How Disability Benefits Are Taxed in Canada – A Clear Guide for Beneficiaries
One of the most common—and confusing—questions we hear from clients is: “Will my disability benefits be taxed?”
The answer depends on what type of benefits you receive and how those benefits are funded. Some are taxable, some are not, and understanding the difference can help you avoid surprises and plan ahead.
This post explains how disability benefits are taxed in Canada, with a focus on short-term disability (STD), long-term disability (LTD), and CPP Disability (CPP-D) benefits.
Short-Term and Long-Term Disability Benefits
Many Canadians receive STD or LTD benefits through their workplace or private insurance. Whether these benefits are taxable comes down to one key factor: who paid the premiums, and how.
Employer-paid premiums (pre-tax): If your employer paid the insurance premiums—and deducted them before taxes—your benefits are generally taxable income.

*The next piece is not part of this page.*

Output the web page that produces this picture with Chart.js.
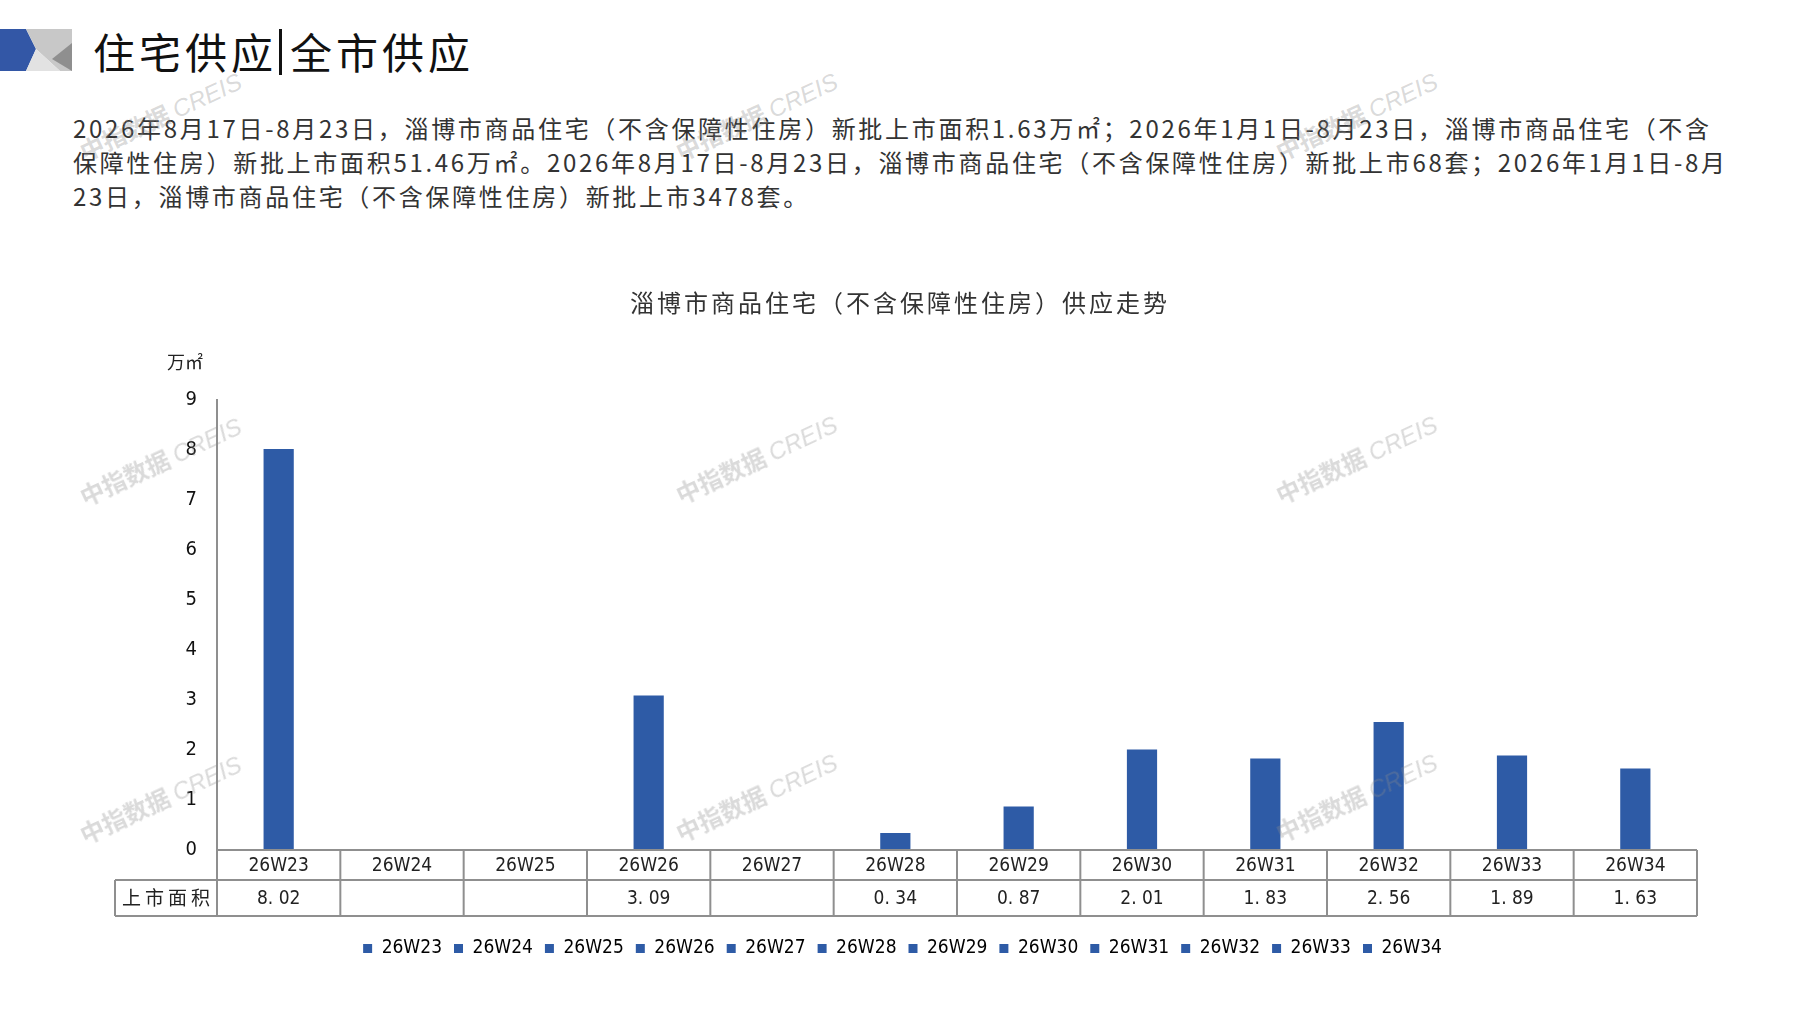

Employee-paid premiums (after-tax): If you paid the premiums yourself using after-tax dollars, the benefits you receive are usually tax-free.
Mixed contributions: If both you and your employer contributed, then a portion of your benefits may be taxable.
Example:
If your employer pays 100% of the premiums, you may need to pay income tax on every LTD payment you receive.

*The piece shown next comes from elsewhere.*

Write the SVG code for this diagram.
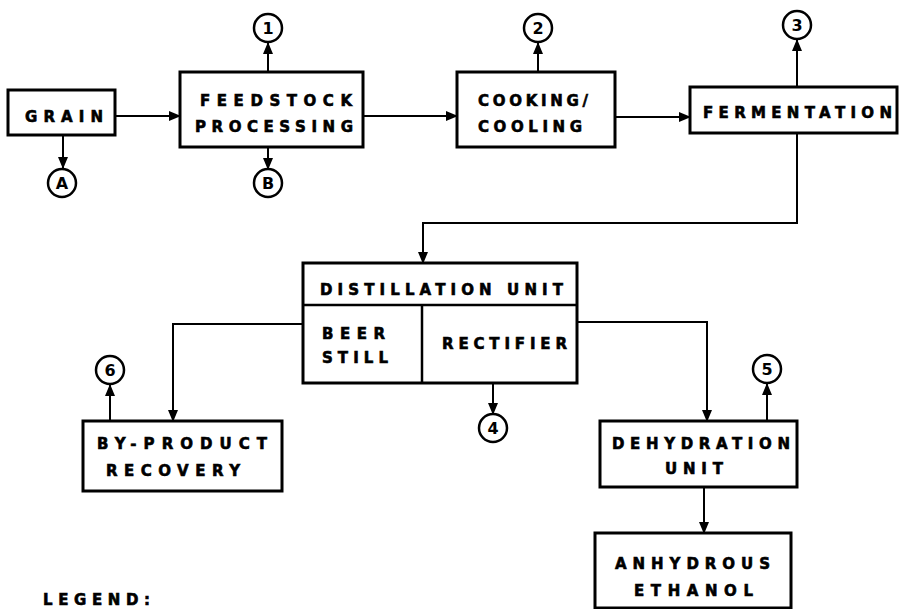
<svg xmlns="http://www.w3.org/2000/svg" width="917" height="609" viewBox="0 0 917 609">
<defs>
<marker id="ah" markerWidth="12" markerHeight="10" refX="11" refY="5" orient="auto" markerUnits="userSpaceOnUse">
<path d="M0,0 L12,5 L0,10 Z" fill="#000"/>
</marker>
</defs>
<style>
.box{fill:#fff;stroke:#000;stroke-width:3}
.div{fill:none;stroke:#000;stroke-width:2.5}
.t{font-family:"DejaVu Sans","Liberation Sans",sans-serif;font-weight:bold;font-size:15px;fill:#000;stroke:#000;stroke-width:0.6}
.c{fill:#fff;stroke:#000;stroke-width:2.5}
.n{font-family:"DejaVu Sans","Liberation Sans",sans-serif;font-weight:bold;font-size:16px;fill:#000;text-anchor:middle}
.ln{fill:none;stroke:#000;stroke-width:2}
</style>
<rect width="917" height="609" fill="#fff"/>
<g id="connectors">
<line class="ln" x1="115" y1="116" x2="180" y2="116" marker-end="url(#ah)"/>
<line class="ln" x1="63" y1="135" x2="63" y2="168" marker-end="url(#ah)"/>
<line class="ln" x1="268" y1="72" x2="268" y2="43" marker-end="url(#ah)"/>
<line class="ln" x1="268" y1="147" x2="268" y2="169" marker-end="url(#ah)"/>
<line class="ln" x1="363" y1="116" x2="457" y2="116" marker-end="url(#ah)"/>
<line class="ln" x1="538" y1="72" x2="538" y2="43" marker-end="url(#ah)"/>
<line class="ln" x1="615" y1="117" x2="690" y2="117" marker-end="url(#ah)"/>
<line class="ln" x1="797" y1="87" x2="797" y2="40" marker-end="url(#ah)"/>
<polyline class="ln" points="797,133 797,223 423,223 423,263" marker-end="url(#ah)"/>
<polyline class="ln" points="303,324 173,324 173,421" marker-end="url(#ah)"/>
<line class="ln" x1="110" y1="421" x2="110" y2="385" marker-end="url(#ah)"/>
<line class="ln" x1="493" y1="383" x2="493" y2="414" marker-end="url(#ah)"/>
<polyline class="ln" points="577,322 707,322 707,421" marker-end="url(#ah)"/>
<line class="ln" x1="767" y1="421" x2="767" y2="384" marker-end="url(#ah)"/>
<line class="ln" x1="704" y1="487" x2="704" y2="533" marker-end="url(#ah)"/>
</g>
<g id="grain">
<rect class="box" x="8" y="90" width="107" height="45"/>
<text class="t" x="25" y="122" textLength="78" lengthAdjust="spacing">GRAIN</text>
</g>
<g id="feedstock">
<rect class="box" x="180" y="72" width="183" height="75"/>
<text class="t" x="200" y="106" textLength="152" lengthAdjust="spacing">FEEDSTOCK</text>
<text class="t" x="195" y="132" textLength="158" lengthAdjust="spacing">PROCESSING</text>
</g>
<g id="cooking">
<rect class="box" x="457" y="72" width="158" height="75"/>
<text class="t" x="478" y="106" textLength="110" lengthAdjust="spacing">COOKING/</text>
<text class="t" x="478" y="132" textLength="104" lengthAdjust="spacing">COOLING</text>
</g>
<g id="fermentation">
<rect class="box" x="690" y="87" width="207" height="46"/>
<text class="t" x="703" y="118" textLength="189" lengthAdjust="spacing">FERMENTATION</text>
</g>
<g id="distillation">
<rect class="box" x="303" y="263" width="274" height="120"/>
<line class="div" x1="303" y1="305" x2="577" y2="305"/>
<line class="div" x1="422" y1="305" x2="422" y2="383"/>
<text class="t" x="320" y="295" textLength="243" lengthAdjust="spacing">DISTILLATION UNIT</text>
<text class="t" x="322" y="339" textLength="63" lengthAdjust="spacing">BEER</text>
<text class="t" x="322" y="363" textLength="66" lengthAdjust="spacing">STILL</text>
<text class="t" x="442" y="349" textLength="125" lengthAdjust="spacing">RECTIFIER</text>
</g>
<g id="byproduct">
<rect class="box" x="83" y="421" width="199" height="70"/>
<text class="t" x="97" y="449" textLength="170" lengthAdjust="spacing">BY-PRODUCT</text>
<text class="t" x="106" y="476" textLength="134" lengthAdjust="spacing">RECOVERY</text>
</g>
<g id="dehydration">
<rect class="box" x="600" y="421" width="197" height="66"/>
<text class="t" x="612" y="449" textLength="178" lengthAdjust="spacing">DEHYDRATION</text>
<text class="t" x="665" y="474" textLength="58" lengthAdjust="spacing">UNIT</text>
</g>
<g id="anhydrous">
<rect class="box" x="595" y="533" width="196" height="75"/>
<text class="t" x="615" y="569" textLength="155" lengthAdjust="spacing">ANHYDROUS</text>
<text class="t" x="634" y="596" textLength="119" lengthAdjust="spacing">ETHANOL</text>
</g>
<g id="c1"><circle class="c" cx="268" cy="28" r="14"/><text class="n" x="268" y="34">1</text></g>
<g id="c2"><circle class="c" cx="538" cy="28" r="14"/><text class="n" x="538" y="34">2</text></g>
<g id="c3"><circle class="c" cx="797" cy="25" r="14"/><text class="n" x="797" y="31">3</text></g>
<g id="c4"><circle class="c" cx="493" cy="428" r="14"/><text class="n" x="493" y="434">4</text></g>
<g id="c5"><circle class="c" cx="767" cy="369" r="14"/><text class="n" x="767" y="375">5</text></g>
<g id="c6"><circle class="c" cx="110" cy="370" r="14"/><text class="n" x="110" y="376">6</text></g>
<g id="cA"><circle class="c" cx="62" cy="183" r="14"/><text class="n" x="62" y="189">A</text></g>
<g id="cB"><circle class="c" cx="268" cy="183" r="14"/><text class="n" x="268" y="189">B</text></g>
<g id="legend">
<text class="t" x="43" y="605" textLength="107" lengthAdjust="spacing">LEGEND:</text>
</g>
</svg>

If you pay all the premiums yourself, your LTD income is typically non-taxable.
Canada Pension Plan Disability (CPP-D)
CPP Disability benefits are considered taxable income. Each year, Service Canada issues a T4A(P) slip showing the total benefits you received, which must be reported on your tax return.

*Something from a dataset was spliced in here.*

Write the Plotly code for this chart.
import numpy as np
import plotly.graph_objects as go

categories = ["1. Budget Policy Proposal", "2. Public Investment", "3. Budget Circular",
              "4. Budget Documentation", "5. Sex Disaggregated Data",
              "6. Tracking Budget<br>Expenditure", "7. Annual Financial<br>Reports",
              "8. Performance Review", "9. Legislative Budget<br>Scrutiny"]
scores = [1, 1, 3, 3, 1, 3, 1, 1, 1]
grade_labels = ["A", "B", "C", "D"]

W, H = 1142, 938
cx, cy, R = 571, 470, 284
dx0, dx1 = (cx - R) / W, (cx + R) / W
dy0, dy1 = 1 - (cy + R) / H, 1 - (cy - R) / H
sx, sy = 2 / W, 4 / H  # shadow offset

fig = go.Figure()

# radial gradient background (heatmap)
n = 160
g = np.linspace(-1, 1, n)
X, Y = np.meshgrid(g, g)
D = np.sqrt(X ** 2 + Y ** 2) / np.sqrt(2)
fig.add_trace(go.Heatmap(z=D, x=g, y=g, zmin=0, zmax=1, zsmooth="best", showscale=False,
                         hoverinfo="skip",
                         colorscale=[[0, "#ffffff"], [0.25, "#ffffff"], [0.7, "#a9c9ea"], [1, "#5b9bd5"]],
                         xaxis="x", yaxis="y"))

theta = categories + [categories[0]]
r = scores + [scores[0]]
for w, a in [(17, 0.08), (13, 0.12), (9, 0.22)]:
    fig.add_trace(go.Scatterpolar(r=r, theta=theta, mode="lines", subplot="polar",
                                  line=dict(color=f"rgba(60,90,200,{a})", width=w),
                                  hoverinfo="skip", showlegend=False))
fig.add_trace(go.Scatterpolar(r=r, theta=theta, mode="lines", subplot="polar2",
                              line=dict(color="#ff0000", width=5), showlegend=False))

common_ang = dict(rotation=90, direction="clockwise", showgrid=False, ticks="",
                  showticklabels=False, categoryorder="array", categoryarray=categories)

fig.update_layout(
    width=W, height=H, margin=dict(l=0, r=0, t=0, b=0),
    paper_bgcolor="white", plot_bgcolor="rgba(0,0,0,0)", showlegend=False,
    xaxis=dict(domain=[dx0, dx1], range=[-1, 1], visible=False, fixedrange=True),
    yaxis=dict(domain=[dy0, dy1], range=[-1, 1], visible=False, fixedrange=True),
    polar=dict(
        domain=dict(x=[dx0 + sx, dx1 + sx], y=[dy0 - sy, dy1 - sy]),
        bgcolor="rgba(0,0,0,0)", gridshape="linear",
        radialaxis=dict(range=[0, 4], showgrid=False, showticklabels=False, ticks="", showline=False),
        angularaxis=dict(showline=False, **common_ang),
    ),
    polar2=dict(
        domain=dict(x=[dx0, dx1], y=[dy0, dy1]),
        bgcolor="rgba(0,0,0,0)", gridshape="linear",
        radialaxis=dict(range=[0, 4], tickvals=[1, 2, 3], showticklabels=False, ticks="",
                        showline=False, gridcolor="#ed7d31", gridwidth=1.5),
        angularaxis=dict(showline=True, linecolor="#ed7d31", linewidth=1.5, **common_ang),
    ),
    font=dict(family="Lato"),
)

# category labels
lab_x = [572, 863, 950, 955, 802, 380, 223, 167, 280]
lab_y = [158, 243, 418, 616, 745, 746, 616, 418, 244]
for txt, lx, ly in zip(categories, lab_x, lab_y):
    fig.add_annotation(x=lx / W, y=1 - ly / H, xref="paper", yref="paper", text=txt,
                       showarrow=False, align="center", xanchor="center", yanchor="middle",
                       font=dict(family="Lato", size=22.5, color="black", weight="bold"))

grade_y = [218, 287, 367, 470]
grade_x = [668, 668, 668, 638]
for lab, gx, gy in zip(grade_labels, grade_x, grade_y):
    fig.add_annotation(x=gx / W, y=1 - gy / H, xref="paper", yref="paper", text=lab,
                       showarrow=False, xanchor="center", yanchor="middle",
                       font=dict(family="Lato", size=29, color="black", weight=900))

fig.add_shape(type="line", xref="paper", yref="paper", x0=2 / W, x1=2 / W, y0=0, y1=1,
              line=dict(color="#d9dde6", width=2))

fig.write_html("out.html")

For many people, CPP-D is a modest benefit, but combining it with other income (including retroactive lump-sum payments) can create tax challenges.
Disability Tax Credit (DTC) and Offsetting Taxes
The Disability Tax Credit (DTC) can help offset taxes owed on disability benefits. If you qualify, the DTC reduces the amount of income tax you pay and may even provide retroactive tax relief for up to 10 years.
This is particularly important for CPP-D recipients, as it can ease the tax burden created by taxable benefits.
Strategies to Manage the Tax Impact
Plan for withholdings. Ask your insurer or Service Canada to withhold taxes from your benefits so you aren’t surprised at tax time.
Spread out lump sums. If you receive a large retroactive payment (e.g., back pay from CPP-D), request a T1198 form to spread the income across multiple years for tax purposes.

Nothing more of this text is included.